* [Exercise prompt]: Without the pictures, output the lines of the material from the very first through the one that holds "var d0 = 0.3, d1 = 0.64, barW = 60;".

(Rows from a dataset of charts and code)
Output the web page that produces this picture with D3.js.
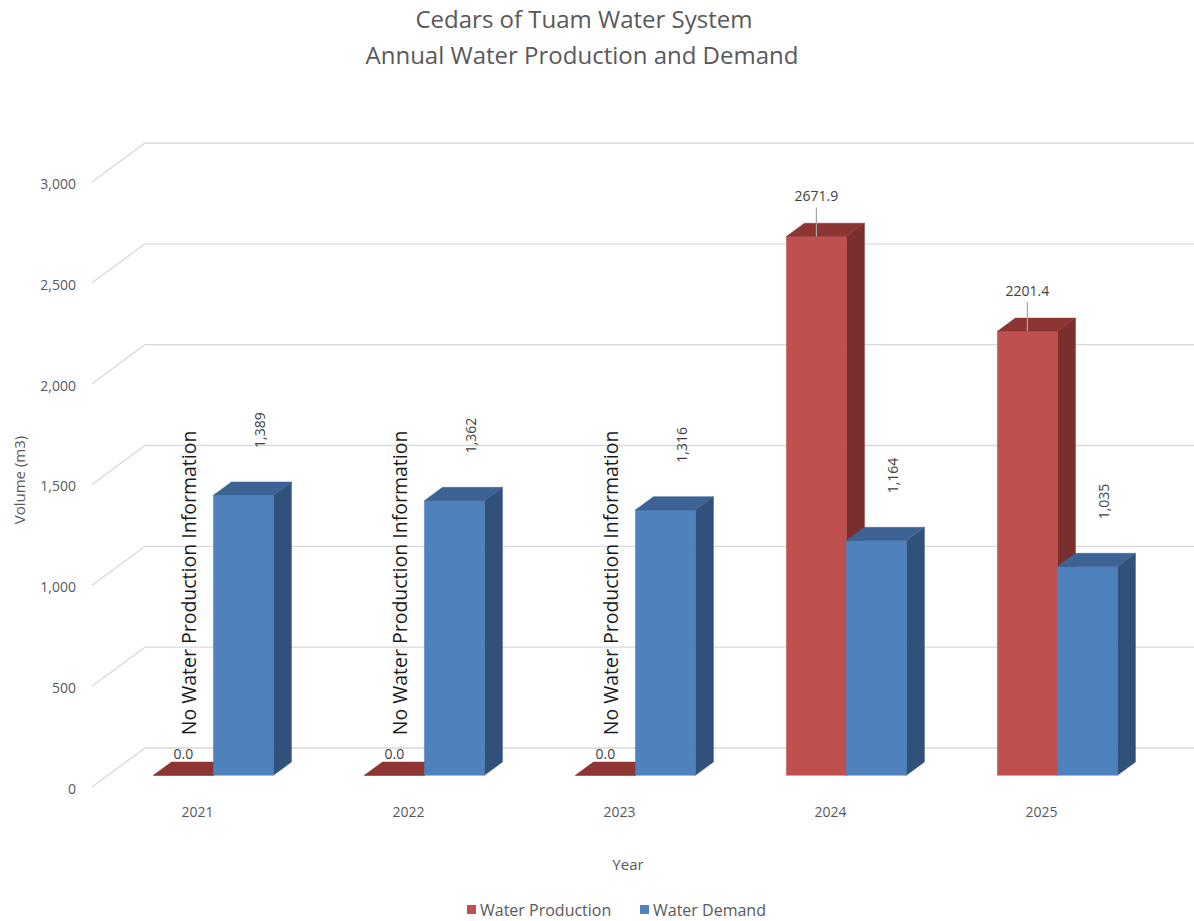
<!DOCTYPE html>
<html>
  <head>
    <meta charset="utf-8" />
    <style>
      body { margin: 0; background: #fff; }
      text { font-family: "Open Sans", sans-serif; }
    </style>
  </head>
  <body>
    <svg width="1194" height="921"></svg>
    <script src="https://d3js.org/d3.v7.min.js"></script>
    <script>
      // chart data
      var years = ["2021", "2022", "2023", "2024", "2025"];
      var production = [0, 0, 0, 2671.9, 2201.4];
      var demand = [1389, 1362, 1316, 1164, 1035];
      var productionLabels = ["0.0", "0.0", "0.0", "2671.9", "2201.4"];
      var demandLabels = ["1,389", "1,362", "1,316", "1,164", "1,035"];
      var leaderLines = [false, false, false, true, true];
      var noteYears = ["2021", "2022", "2023"];
      var noteText = "No Water Production Information";
      var yTicks = [0, 500, 1000, 1500, 2000, 2500, 3000];
      var seriesNames = ["Water Production", "Water Demand"];

      var svg = d3.select("svg"),
        width = +svg.attr("width");

      var grey = "#595959";
      var colors = {
        prod: { front: "#c0504d", top: "#8c3533", side: "#7a2f2d" },
        dem: { front: "#4f81bd", top: "#3c6394", side: "#30527a" }
      };

      // oblique 3d: depth runs from 0 (front of floor) to 1 (back wall)
      var DX = 53, DY = 39;
      var x = d3.scaleBand().domain(years).range([92, 1147]);
      var y = d3.scaleLinear().domain([0, 3000]).range([787, 182]);
      function P(xf, v, d) {
        return [xf + d * DX, y(v) - d * DY];
      }
      var d0 = 0.3, d1 = 0.64, barW = 60;

      // title
      svg.append("text").attr("x", 584).attr("y", 28).attr("text-anchor", "middle")
        .attr("font-size", "24px").attr("fill", grey).text("Cedars of Tuam Water System");
      svg.append("text").attr("x", 582).attr("y", 64).attr("text-anchor", "middle")
        .attr("font-size", "24px").attr("fill", grey).text("Annual Water Production and Demand");

      // gridlines: back wall + left side wall
      var grid = svg.append("g").attr("stroke", "#d9d9d9").attr("stroke-width", 1.3).attr("fill", "none");
      yTicks.forEach(function(t) {
        var a = P(x.range()[0], t, 0), b = P(x.range()[0], t, 1), c = P(x.range()[1], t, 1);
        grid.append("polyline").attr("points", [a, b, c].join(" "));
      });

      // y axis labels
      svg.append("g").selectAll("text").data(yTicks).enter().append("text")
        .attr("x", 76).attr("y", function(d) { return y(d) + 2; })
        .attr("dy", "0.35em").attr("text-anchor", "end")
        .attr("font-size", "14px").attr("fill", grey)
        .text(function(d) { return d3.format(",")(d); });

      svg.append("text").attr("transform", "translate(20,480) rotate(-90)")
        .attr("dy", "0.35em").attr("text-anchor", "middle").attr("font-size", "15px").attr("fill", grey)
        .text("Volume (m3)");

      // x axis labels
      svg.append("g").selectAll("text").data(years).enter().append("text")
        .attr("x", function(d) { return x(d) + x.bandwidth() / 2; })
        .attr("y", 812).attr("dy", "0.35em").attr("text-anchor", "middle")
        .attr("font-size", "14px").attr("fill", grey)
        .text(function(d) { return d; });

      svg.append("text").attr("x", 628).attr("y", 865).attr("dy", "0.35em")
        .attr("text-anchor", "middle").attr("font-size", "15px").attr("fill", grey).text("Year");

      // bars
      function bar(g, x0, v, c) {
        var x1 = x0 + barW;
        var poly = function(pts, fill) {
          g.append("polygon").attr("points", pts.join(" ")).attr("fill", fill)
            .attr("stroke", fill).attr("stroke-width", 0.5);
        };
        poly([P(x1, 0, d0), P(x1, 0, d1), P(x1, v, d1), P(x1, v, d0)], c.side);
        poly([P(x0, 0, d0), P(x1, 0, d0), P(x1, v, d0), P(x0, v, d0)], c.front);
        poly([P(x0, v, d0), P(x1, v, d0), P(x1, v, d1), P(x0, v, d1)], c.top);
      }

      var bars = svg.append("g");
      years.forEach(function(yr, i) {
        var mid = x(yr) + x.bandwidth() / 2;
        bar(bars, mid - barW, production[i], colors.prod);
        bar(bars, mid, demand[i], colors.dem);
      });

      // data labels
      var labels = svg.append("g");
      years.forEach(function(yr, i) {
        var mid = x(yr) + x.bandwidth() / 2;
        var pTop = P(mid - barW / 2, production[i], d0);
        var lift = leaderLines[i] ? 40 : 21;
        labels.append("text").attr("x", pTop[0]).attr("y", pTop[1] - lift)
          .attr("dy", "0.35em").attr("text-anchor", "middle")
          .attr("font-size", "14px").attr("fill", "#404040").text(productionLabels[i]);
        if (leaderLines[i]) {
          labels.append("line").attr("x1", pTop[0]).attr("x2", pTop[0])
            .attr("y1", pTop[1] - lift + 11).attr("y2", pTop[1])
            .attr("stroke", "#a6a6a6").attr("stroke-width", 1.2);
        }
        var dTop = P(mid + barW / 2, demand[i], d1);
        labels.append("text")
          .attr("transform", "translate(" + (dTop[0] - 1) + "," + (dTop[1] - 34) + ") rotate(-90)")
          .attr("dy", "0.35em").attr("font-size", "14px").attr("fill", "#404040")
          .text(demandLabels[i]);
      });

      // notes for missing production
      svg.append("g").selectAll("text").data(noteYears).enter().append("text")
        .attr("transform", function(d) {
          var p = P(x(d) + x.bandwidth() / 2 - barW / 2, 0, d0);
          return "translate(" + (p[0] + 6) + "," + (p[1] - 40) + ") rotate(-90)";
        })
        .attr("dy", "0.35em").attr("font-size", "19.5px").attr("fill", "#1a1a1a")
        .text(noteText);

      // legend
      var legend = svg.append("g");
      var lx = [467, 640];
      seriesNames.forEach(function(n, i) {
        legend.append("rect").attr("x", lx[i]).attr("y", 905).attr("width", 9).attr("height", 9)
          .attr("fill", i === 0 ? colors.prod.front : colors.dem.front);
        legend.append("text").attr("x", lx[i] + 13).attr("y", 910).attr("dy", "0.35em")
          .attr("font-size", "16px").attr("fill", grey).text(n);
      });
    </script>
  </body>
</html>
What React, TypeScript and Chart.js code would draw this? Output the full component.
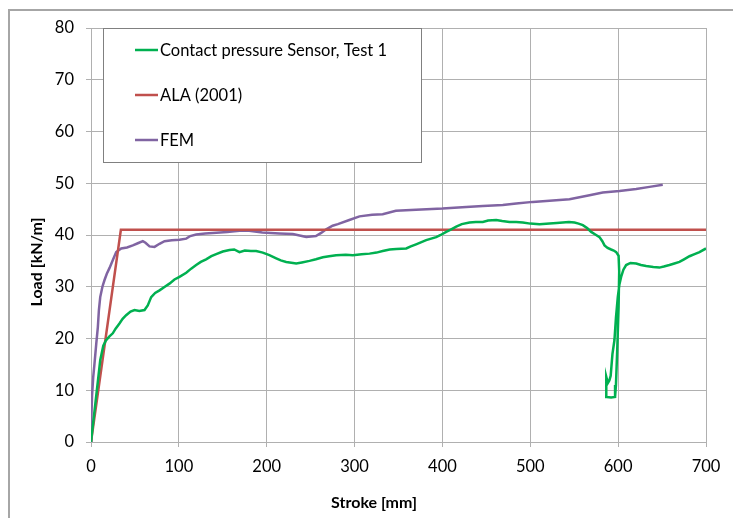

* [The output]:
Output the web page that produces this picture with D3.js.
<!DOCTYPE html>
<html>
  <head>
    <meta charset="utf-8" />
    <style>
      body { margin: 0; background: #fff; }
      text { font-family: "Open Sans", sans-serif; }
    </style>
  </head>
  <body>
    <svg width="1194" height="921"></svg>
    <script src="https://d3js.org/d3.v7.min.js"></script>
    <script>
      // chart data
      var years = ["2021", "2022", "2023", "2024", "2025"];
      var production = [0, 0, 0, 2671.9, 2201.4];
      var demand = [1389, 1362, 1316, 1164, 1035];
      var productionLabels = ["0.0", "0.0", "0.0", "2671.9", "2201.4"];
      var demandLabels = ["1,389", "1,362", "1,316", "1,164", "1,035"];
      var leaderLines = [false, false, false, true, true];
      var noteYears = ["2021", "2022", "2023"];
      var noteText = "No Water Production Information";
      var yTicks = [0, 500, 1000, 1500, 2000, 2500, 3000];
      var seriesNames = ["Water Production", "Water Demand"];

      var svg = d3.select("svg"),
        width = +svg.attr("width");

      var grey = "#595959";
      var colors = {
        prod: { front: "#c0504d", top: "#8c3533", side: "#7a2f2d" },
        dem: { front: "#4f81bd", top: "#3c6394", side: "#30527a" }
      };

      // oblique 3d: depth runs from 0 (front of floor) to 1 (back wall)
      var DX = 53, DY = 39;
      var x = d3.scaleBand().domain(years).range([92, 1147]);
      var y = d3.scaleLinear().domain([0, 3000]).range([787, 182]);
      function P(xf, v, d) {
        return [xf + d * DX, y(v) - d * DY];
      }
      var d0 = 0.3, d1 = 0.64, barW = 60;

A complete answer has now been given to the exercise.